I am in charge of a mysql database which is about 12 gb, and it grows pretty quickly (was 3gb a few months ago). I wanted to know what measures i can take when the database grows even larger (lets say the 50-100gb area) to keep the performance good. I heard about sharding and archiving but it was pretty overwhelming so i was hoping to get some clarification here. Thank you very much


It depends on your table structures, data layout and usage pattern. However I wouldn't consider 12 gb or actually anything that can fit into the RAM of a reasonable priced commodity server big data (~100-400 Gb). I work with MySQL servers happily running with terabytes of data. If your tables are well designed, indexed and your queries are well written you won't see issues.

After that it's usually much easier to split your dataset by common usage pattern and logical dependencies. Move tables to a different database. For example split your log tables to a new server. You can repeat that as long as want until you reach the write limit of a single server and your cannot split your database anymore (all tables are strongly related). Then you can think about sharding.

  • Its a pretty hardcore star schema so its basicly a huge table and many extensions, so it wont be ineffective to split the database? Thank you very much for your help
    – user69153
    Sep 9 '15 at 10:30
  • In that case it's if your main table that is growing significantly then splitting is not an option. You can use MySQL partitioning to keep partition sizes on a reasonable level if you can find a good key to partition on. If you reach physical limits with your main table (space, IOPS or thoughput) you can start sharding it. Sep 9 '15 at 11:03
  • Thats the main issue, there is no good key to do it. The system was not meant to be that big but eventually it will be as there are a lot more users than expected. When you would suggest to start considering sharding?
    – user69153
    Sep 9 '15 at 13:31
  • I wouldn't bother until you reach couple of hundred gigabytes or terabyte scale. Sharding would bring a lot of complexity to your infrastructure (backups, schema changes etc.), app (handling querying form multiple databases, merging, sorting it in app) and to the users also. There are promising initiatives to overcome this and provides "transparent sharding" like mariadb.com/kb/en/mariadb/spider-storage-engine-overview You might want to check that out. Sep 9 '15 at 13:51

InnoDB, not MyISAM. Subject closed.

Shard? Only if you have a logical way to split the data across machines. For example, are there "users" that are "independent" of each other? That is, can all the info about two users be sitting two separate servers, with no need to JOIN or otherwise combine data between the users? If so, Sharding may be in your future.

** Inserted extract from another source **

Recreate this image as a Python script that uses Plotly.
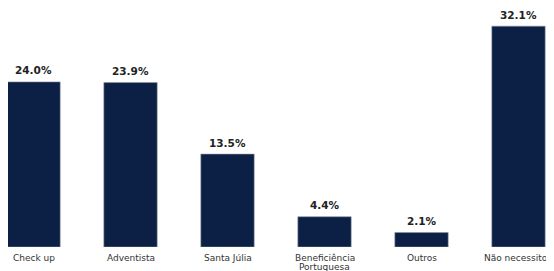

The benefit of sharding is to scale (size or writes) beyond what one server can handle. A few GB is not a problem. You did not imply that your queries will melt down a single server.

Partitioning? This does a similar thing, but on a single machine. However, partitioning does not provide any intrinsic benefit. Will you eventually be purging "old" data? If so, the partitioning on 'time' and using DROP PARTITION is a good reason to partition. That and 3 other cases are in my partitioning blog.

If you want a more specific answer, please provide more information about your data and your application. Give us more clues of the type of data, schema, queries to be performed, data flow, etc.

If it is a Data Warehouse app, then Normalization (is that what you meant by 'extensions'?) and Summary Tables are a must.

The sooner you decide to partition or shard, the easier it will be. But if you do it without careful thought, it could be a fiasco. Or, let's say, "a costly learning experience".

  • Hi Rick and thank you very much for your response. It is a data warehouse app with a mysql database with a hardcore star schema (you might be familiar with it, its an elgg database). I have around 90% selects and no logical reason to either partition or shard (the huge table has only id name and description columns). Ive done some research and found out that i can split the selects between slaves and do inserts on master. If that will be possible i think it will solve my problem perfectly (above 90% inserts). Could you advise me what will be the best way to handle my issue? Thank you very much
    – user69153
    Sep 17 '15 at 7:10
  • Since all inserts are done on all servers, Master-Slaves will help a lot for 90% SELECTs.
    – Rick James
    Sep 17 '15 at 14:52
  • Raw size is rarely the real problem. Increased insert rate, table scans, increased read rate, etc, tend to be the things that cause a DW app to get in trouble. I think we need to see the schema, sample inserts, and sample selects, before we can carry this discussion further.
    – Rick James
    Sep 17 '15 at 14:54
  • Ok thank you very much i'll try to provide it as soon as possible.